Once business owners knew how good he was, Toulouse-Lautrec, who wasn't exactly hard up for money to begin with, had an unlimited supply of work. He essentially had the ideal job: he could pick and choose what performances he wanted to go to, usually admission-free. He continued generating posters for the Moulin Rouge, and was a VIP at virtually any other performance in Paris that struck his fancy: circus acts, the Jardin de Paris and other nightclubs. He was also a regular at the city's brothels where he availed himself of the services of the prostitutes, who treated their customer with a level of kindness and humanity to which he was unaccustomed. He reciprocated with financial generosity and a series, (Elles) that affords a level of human insight into the business of prostitution that is unavailable in any other study from the period. He moved into these establishments for short periods of time, raising eyebrows among those in the know when the artist gave out his address.
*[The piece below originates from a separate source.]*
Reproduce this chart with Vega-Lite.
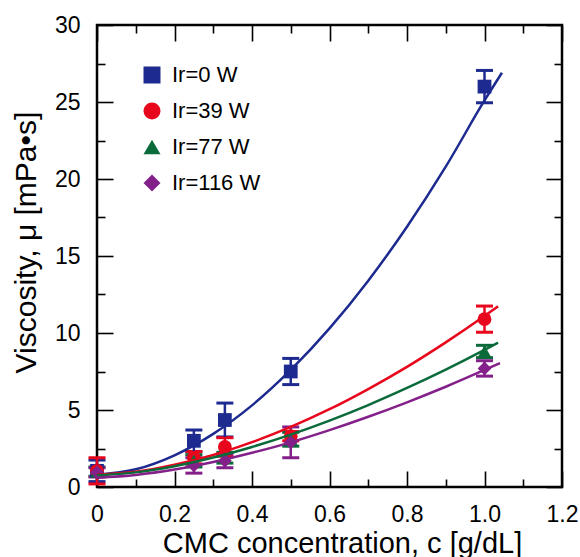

An occasional prostitute who modeled for and also took art lessons with Toulouse-Lautrec was Suzanne Valadon, who moved on to a significant career as a visual artist.
Toulouse-Lautrec died in 1901, a few weeks shy of his 37th birthday. The cause was probably alcoholism and syphilis. While he suffered terribly, Toulouse-Lautrec wasn't one to feel sorry for himself, and neither should we. Part of the deep pleasure of looking at his work is the manner in which it acknowledges the value of our time. Like a passerby on the street, even if we have only a second to look, we get something out of it. In his brilliant, graphic line that never stops moving, what comes through is his zest for life.
The Legacy of Henri de Toulouse-Lautrec
Toulouse-Lautrec's career coincided with the expansion of the urban middle class - people with money to spend on entertainment, but who weren't part of high society. He anticipated and shaped the needs of this audience and his style began to make an impact during his lifetime, inspiring the exaggerated outlines, languid, organic forms and script writing that appeared in the Art Nouveau movement.
He is one of the pillars holding up the rest of modern art. Without him, you'd have no Picasso, Warhol, Diane Arbus, or Chuck Close. Toulouse-Lautrec's celebration of consumer culture and iconic popular advertisements paved the way for Pop art. In addition his portrayals fueled the obsession with superstars that persists today (think Nicki Minaj, Justin Bieber, Madonna, Miley Cyrus - the list goes on and on).
One further aspect of Toulouse-Lautrec's achievement deserves special attention. Despite the celebrated freedom and individualism of modern art, few artists of any period have been able to overcome social prejudice. While rubbing elbows with the riffraff was an acceptable, even encouraged rite-of- passage among avant-garde artists, Degas, Manet, and Van Gogh maintained a certain aloofness from their working-class subjects. Toulouse-Lautrec was able to develop true friendships that transcended the rigid class structure of 19th-century Paris. His brilliant insights into the glitter and desperation of Paris nightlife, a study in contrasts, were not only more brilliant but more humane than any that had come before him, setting the bar high for future artists.